19th president of Drury University
- In office March 23, 2023 – May 31, 2024
- Preceded by: J. Timothy Cloyd
- Succeeded by: Jeff Frederick

Personal details
- Born: 1953 (age 72–73)
- Spouse: Crystal Beuerlein
- Children: 3
- Education: Drury University Washington University in St. Louis

= John Beuerlein =

American academic and philanthropist

John Beuerlein is a retired financial analyst and philanthropist. Beuerlein spent much of his career at Edward Jones Investments, becoming the youngest person in the firm's history to be promoted to general partner at the age of 26. In 2023, Beuerlein was selected by the Drury University Board of Trustees to serve as the institution's interim president following the departure of previous president Timothy Cloyd.

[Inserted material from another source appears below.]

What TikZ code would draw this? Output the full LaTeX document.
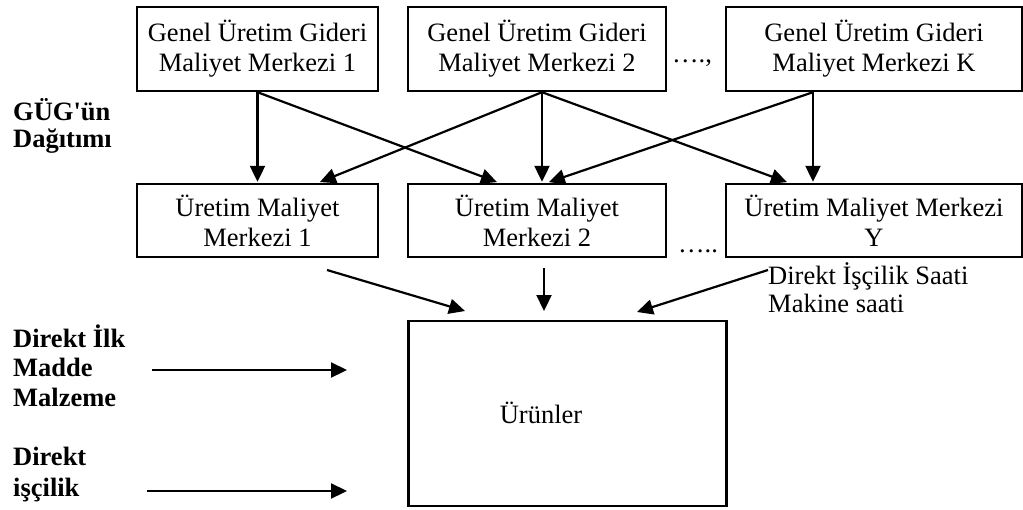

== Early life and education ==
Beuerlein was born in Rolla, Missouri in 1953. One year later, the Beuerlein family moved to Springfield, Missouri, where John attended Saint Agnes Catholic School. He graduated from Subiaco Academy, a private male-only boarding school located in Subiaco, Arkansas in 1971. Returning to his hometown of Springfield, he attended Drury University where he met his wife Crystal and earned a bachelor's degree in business administration in 1975. He continued his studies at Washington University in St. Louis, earning a Master of Business Administration from the Olin Business School in 1977. In 1981, he earned the Chartered Financial Analyst certification.

== Career ==
While earning his MBA at Washington University in St. Louis, Beuerlein held an internship at Edward Jones Investments. Shortly before graduating, he was offered a full-time position in the company's Investment Banking division. He was promoted to general partner in 1980 at the age of 26, becoming the youngest person in the firm's history to hold this position. During his career, Beuerlein served on the board of governors of the St. Louis Society of Financial Analysts.

== Philanthropy ==
Beuerlein served on the Drury University board of trustees from 1991 to 2011, where he was chairman of the board from 2006 to 2010. During his time on the board, he co-chaired and provided the initial gift to establish a Campaign for Science, resulting in the construction of a new science building called the Trustee Science Center. He also donated $2 million to establish the Edward Jones Center for Entrepreneurship and Innovation at the institution. In 2011, he was elected Emeritus Trustee. He was elected to be the university's first Life Trustee in 2016. In March 2023, he was selected by the board to serve as interim president of the institution. This followed the resignation of predecessor Timothy Cloyd due to family health concerns. During his presidency, Beuerlein donated an additional $1.5 million the university's Fortify the Future campaign. After fourteen months as interim president, he was succeeded by Jeff Frederick.

John and his wife Crystal are members of the Zenith Society of the Alzheimer's Association. Beuerlein also serves as co-chair of the association's Step Up the Pace initiative, which has raised over $109 million to date for Alzheimer's research.